Tuesday's UN General Assembly consensus decision to suspend Libya from the 47-nation rights body highlighted the country's plummet from favour and marked the second unprecedented action by the global community within days.

On Saturday, the Security Council made history when all 15 members voted to refer Libya's crackdown on demonstrators to the International Criminal Court (ICC), as well as slapping sanctions on Col Qaddafi and his cabal.

Libya's ejection from the rights council orchestrated by Lebanon, and co-sponsored by Qatar, Gabon and others, reflected Libya's ostracism by even long-standing allies in the Arab League and the African Union.

"This is a harsh rebuke - but one that Libya's leaders have brought down upon themselves," said the United States envoy to the UN, Susan Rice. "When the only way a leader can cling to power is by grossly and systematically violating his own people's human rights, he has lost any legitimacy to rule."

Col Qaddafi's Libya has had a chequered relationship with the global community since the Bedouin farmer's son led a military coup in 1969 and expelled foreigners as part of the Islamic socialist revolution espoused in his trademark manifesto, The Green Book.

Support for foreign terror and rebel groups put Col Qaddafi at odds with world powers, particularly the US, and links to bombing a passenger jet over Lockerbie, Scotland, in 1988, cemented Libya's reputation as a global pariah.

But Col Qaddafi's decision to turn over the Lockerbie bombers and halt an unconventional weapons programme led to Libya's gradual rehabilitation in world affairs and the lifting of UN sanctions against Tripoli in 2003.

Libya won a rotating seat on the UN Security Council for 2008 and 2009 and, in February of 2009, Col Qaddafi was elected chairman of the African Union - highlighting the eccentric leader's shifting focus from Arab to African politics.

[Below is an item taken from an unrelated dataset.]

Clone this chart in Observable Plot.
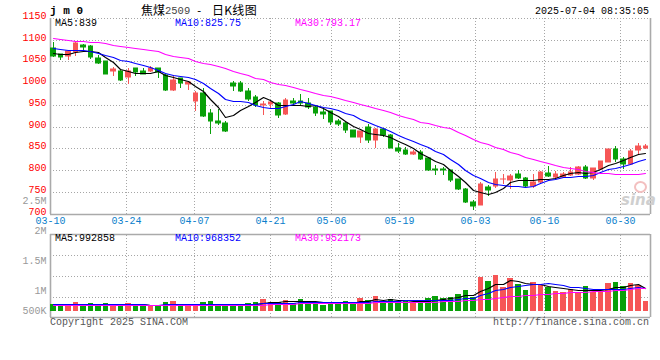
<!DOCTYPE html>
<html><head><meta charset="utf-8">
<script src="https://cdn.jsdelivr.net/npm/d3@7"></script>
<script src="https://cdn.jsdelivr.net/npm/@observablehq/plot@0.6"></script>
<style>
body{margin:0;background:#fff}
#wrap{position:relative;width:660px;height:360px;overflow:hidden;background:#fff}
#wrap svg{position:absolute;left:0}
.t{position:absolute;white-space:pre;font-family:"Liberation Mono",monospace;font-size:10px;line-height:12px}
</style></head><body><div id="wrap"></div>
<script>
// ---- data (焦煤2509 daily K, 03-10 .. 07-04) ----
const open  = [1080,1066,1063,1071,1089,1086,1057,1050,1027,1029, 1014,1034,1027,1027,1034,1019,985,1011,997,958,
               977,931,914,909,1000,1000,983,968,950,951, 955,928,960,960,954,944,933,935,912,908,
               892,876,899,869,894,880,851,846,838,842, 827,802,802,800,779,756,727,720,760,764,
               779,777,791,781,764,773,793,785,785,789, 791,808,782,802,819,848,825,813,846,851];
const high  = [1094,1068,1075,1094,1090,1088,1065,1051,1037,1031, 1035,1035,1034,1040,1036,1021,1019,1013,1006,983,
               988,940,941,912,1006,1006,988,972,958,962, 957,965,965,975,965,949,940,937,918,912,
               893,890,905,896,897,882,863,852,846,846, 828,811,808,801,780,758,730,773,766,796,
               790,792,800,785,790,798,809,798,796,808, 809,812,805,821,849,856,831,848,863,859];
const low   = [1060,1054,1054,1063,1075,1056,1045,1020,1016,1006, 998,1016,1020,1025,1012,983,981,990,985,937,
               922,883,903,887,982,979,958,945,926,941, 920,926,949,949,941,924,917,903,901,886,
               875,863,863,851,876,850,840,834,834,824, 798,789,789,773,754,724,707,719,741,758,
               769,756,779,762,758,771,785,777,781,786, 789,779,777,800,818,819,802,812,834,848];
const close = [1062,1060,1073,1092,1084,1060,1046,1021,1033,1008, 1029,1025,1021,1035,1025,985,1008,1000,1002,977,
               924,914,909,889,993,983,964,949,951,956, 926,962,954,955,944,931,928,911,905,892,
               876,889,869,894,880,851,843,837,842,825, 800,799,799,777,756,726,718,768,754,779,
               780,786,782,764,773,796,787,791,791,796, 808,782,804,821,848,826,815,843,855,856];
const volume = [720000,698000,698000,753000,698000,731000,698000,731000,720000,720000,
                736000,698000,698000,698000,681000,753000,770000,714000,698000,698000,
                753000,770000,714000,698000,698000,698000,736000,753000,803000,753000,
                753000,787000,731000,803000,776000,731000,698000,731000,753000,770000,
                753000,820000,787000,853000,753000,803000,770000,770000,753000,753000,
                820000,853000,820000,837000,887000,953000,837000,1170000,1103000,1203000,
                998000,1153000,1048000,953000,1087000,1031000,998000,937000,920000,964000,
                926000,1020000,920000,920000,1070000,1087000,1020000,1070000,1031000,770000];
// moving-average values before enough days exist
const ma5Lead  = [1069,1066,1068,1072];
const ma10Lead = [1080,1079,1077,1077,1076,1074,1069,1065,1060];
const ma30Lead = [1103,1102,1099,1098,1097,1095,1094,1092,1089,1086,1083,1080,1078,1076,1073,
                  1068,1063,1060,1057,1050,1047,1043,1039,1034,1029,1024,1018,1013,1010];
const vma5Lead  = [714000,714000,714000,714000];
const vma10Lead = [720000,720000,720000,720000,720000,720000,720000,720000,720000];
const vma30Lead = [700000,700000,700000,700000,700000,700000,700000,700000,700000,700000,
                   700000,700000,700000,700000,700000,700000,700000,700000,700000,700000,
                   700000,700000,700000,700000,700000,700000,700000,700000,700000];
const tickIdx   = [0,10,19,29,37,46,56,65,75];
const tickLabel = ["03-10","03-24","04-07","04-21","05-06","05-19","06-03","06-16","06-30"];
const priceTicks = [700,750,800,850,900,950,1000,1050,1100,1150];
const volTicks   = [2500000,2000000,1500000,1000000];
const volTickLabel = ["2.5M","2M","1.5M","1M"];
const volLowTick = 500000, volLowLabel = "500K";
const legendPrice = ["MA5:839","MA10:825.75","MA30:793.17"];
const legendVol   = ["MA5:992858","MA10:968352","MA30:952173"];

// ---- styling ----
const RED = "#f65656", GREEN = "#09a009", GRID = "#a6a6a6", AXIS = "#aaaaaa";
const MA_COL = ["#000000", "#0000ff", "#ff00ff"];
const FONT = "Liberation Mono, monospace";
const N = close.length;
const BODY = 0.76, MID = 0.38;
const volBase = 608000;

function movingAvg(src, n, lead) {
  return src.map((_, i) => i < n - 1 ? lead[i] : d3.mean(src.slice(i - n + 1, i + 1)));
}
const candles = d3.range(N).map(i => ({i, o: open[i], h: high[i], l: low[i], c: close[i],
  col: close[i] >= open[i] ? RED : GREEN, v: volume[i]}));
const pMA = [movingAvg(close, 5, ma5Lead), movingAvg(close, 10, ma10Lead), movingAvg(close, 30, ma30Lead)];
const vMA = [movingAvg(volume, 5, vma5Lead), movingAvg(volume, 10, vma10Lead), movingAvg(volume, 30, vma30Lead)];
const tickX = t => t * N / (N - 1);
const maLines = (arrs) => arrs.map((arr, k) =>
  Plot.line(arr.map((v, i) => ({t: i + MID, v})), {x: "t", y: "v", stroke: MA_COL[k], strokeWidth: 1.2}));

const price = Plot.plot({
  width: 660, height: 230,
  marginLeft: 50, marginRight: 10, marginTop: 18, marginBottom: 16.5,
  x: {type: "linear", domain: [0, N], axis: null, round: true},
  y: {type: "linear", domain: [700, 1150], axis: null, round: true},
  color: {type: "identity"},
  style: {background: "transparent", overflow: "visible"},
  marks: [
    Plot.ruleY(priceTicks.slice(1), {y: d => d, stroke: GRID, strokeDasharray: "1,2"}),
    Plot.ruleX(tickIdx.slice(1), {x: tickX, y1: 700, y2: 1150, stroke: GRID, strokeDasharray: "1,2"}),
    Plot.ruleX([0, N], {x: d => d, y1: 700, y2: 1150, stroke: AXIS, strokeWidth: 1.6}),
    Plot.ruleY([700], {y: d => d, stroke: AXIS, strokeWidth: 1.6}),
    Plot.ruleX(candles, {x: d => d.i + MID, y1: "l", y2: "h", stroke: "col", strokeWidth: 1}),
    Plot.rect(candles, {x1: d => d.i, x2: d => d.i + BODY, y1: d => Math.min(d.o, d.c), y2: d => Math.max(d.o, d.c),
      fill: "col", insetTop: -0.5, insetBottom: -0.5}),
    ...maLines(pMA),
    Plot.text(priceTicks, {y: d => d, text: d => String(d), frameAnchor: "left", dx: -4, dy: -3,
      textAnchor: "end", fill: "#ff0000", fontFamily: FONT, fontSize: 10}),
    Plot.text(tickIdx, {x: tickX, text: (t, j) => tickLabel[j], frameAnchor: "bottom", dy: 9.5,
      fill: "#0a80cc", fontFamily: FONT, fontSize: 10})
  ]
});

const VLO = 500000, VHI = 1881700;
const vol = Plot.plot({
  width: 660, height: 170,
  marginLeft: 50, marginRight: 10, marginTop: 44.3, marginBottom: 42.7,
  x: {type: "linear", domain: [0, N], axis: null, round: true},
  y: {type: "linear", domain: [VLO, VHI], axis: null, round: true},
  color: {type: "identity"},
  style: {background: "transparent", overflow: "visible"},
  marks: [
    Plot.ruleY([1, 2, 3], {y: k => VLO + k * (VHI - VLO) / 4, stroke: GRID, strokeDasharray: "1,2"}),
    Plot.ruleX(tickIdx.slice(1), {x: tickX, y1: VLO, y2: VHI, stroke: GRID, strokeDasharray: "1,2"}),
    Plot.ruleX([0, N], {x: d => d, y1: VLO, y2: VHI, stroke: AXIS, strokeWidth: 1.6}),
    Plot.ruleY([VLO, VHI], {y: d => d, stroke: AXIS, strokeWidth: 1.6}),
    Plot.rect(candles, {x1: d => d.i, x2: d => d.i + BODY, y1: volBase, y2: "v", fill: "col"}),
    ...maLines(vMA),
    Plot.text(volTicks, {y: d => d, text: (d, j) => volTickLabel[j], frameAnchor: "left", dx: -4, dy: 3.5,
      textAnchor: "end", fill: "#999999", fontFamily: FONT, fontSize: 10}),
    Plot.text([volLowTick], {y: d => d, text: () => volLowLabel, frameAnchor: "left", dx: -4, dy: -7.2,
      textAnchor: "end", fill: "#999999", fontFamily: FONT, fontSize: 10})
  ]
});

const wrap = document.getElementById("wrap");
price.style.top = "0px";
vol.style.top = "190px";
wrap.appendChild(vol);
wrap.appendChild(price);

function addText(txt, left, top, css) {
  const d = document.createElement("div");
  d.className = "t";
  d.textContent = txt;
  d.style.left = left + "px";
  d.style.top = top + "px";
  Object.assign(d.style, css || {});
  wrap.appendChild(d);
  return d;
}
addText("j m 0", 50, 5, {fontWeight: "bold", fontSize: "11px"});
const CJK = {fontFamily: "'Noto Sans CJK SC', sans-serif", fontSize: "12px", lineHeight: "14px"};
addText("焦煤", 141, 3, CJK);
addText("2509", 165, 5, {fontSize: "10.5px", color: "#444"});
addText("-", 196, 5, {fontSize: "10.5px"});
addText("日K线图", 212, 3, Object.assign({letterSpacing: "0.3px"}, CJK));
addText("2025-07-04 08:35:05", 535, 6);
legendPrice.forEach((s, k) => addText(s, 55 + 120 * k, 18, {color: MA_COL[k]}));
legendVol.forEach((s, k) => addText(s, 55 + 120 * k, 233, {color: MA_COL[k]}));
addText("Copyright 2025 SINA.COM", 50, 317, {color: "#555"});
addText("http://finance.sina.com.cn", 649 - 156, 317, {color: "#555"});
addText("sina", 621, 192, {fontFamily: "DejaVu Sans, sans-serif", fontStyle: "italic", fontWeight: "bold", fontSize: "15px", color: "#cfcfcf", lineHeight: "16px"});
const eye = document.createElement("div");
Object.assign(eye.style, {position: "absolute", left: "634px", top: "181px", width: "9px", height: "8px",
  border: "2px solid #f3c0c0", borderRadius: "50%"});
wrap.appendChild(eye);
</script></body></html>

In June of the same year, Ali Abdussalam Treki, Libya's minister for African affairs, was elected president of the UN General Assembly - a ceremonial post that showed a Libyan was an acceptable figurehead for all 192 UN members.

Libya's rehabilitation continued in August with the release of the Lockerbie bomber Abdel Basset al Megrahi from a Scottish jail on grounds of clemency, despite outrage in the US, home to two thirds of the blast's 270 victims.

Col Qaddafi was in a triumphant mood when he made his first speech at UN headquarters the next month, breaching protocol and strutting around the General Assembly chamber to embrace and chat with fellow leaders.

Wearing flowing mud-brown robes, Col Qaddafi even upstaged Barack Obama, the US president, during his first UN visit, delivering a garbled one-hour-and-35-minute speech in which he re-named the Security Council the "Terror Council".

Ejection from the Human Rights Council completed Libya's fall from grace, with Col Qaddafi's brutal repression of a popular uprising to his 41-year rule proving too much for even non-interventionist states like Russia and China to stomach.

To win the three-year stint on the UN's rights council, Libyan diplomats had to negotiate their way through the regional African grouping and convince 155 countries to vote for them in the 192-member General Assembly in May last year.

Gérard Araud, France's envoy to the UN, said the diplomatic backlash against Libya is pivotal in world affairs by showing unanimity of purpose in which diplomats from all countries - including Libya's own rebel foreign missions - have censured Tripoli.

"I think it's quite historical because you have a group of very different countries with very different ideological leanings and belongings, but all of them decided they wanted to suspend Libya," he said. "It's not going to change the situation on the ground ... but we are sending a message to the dictators, they are not entitled to shoot at their own people."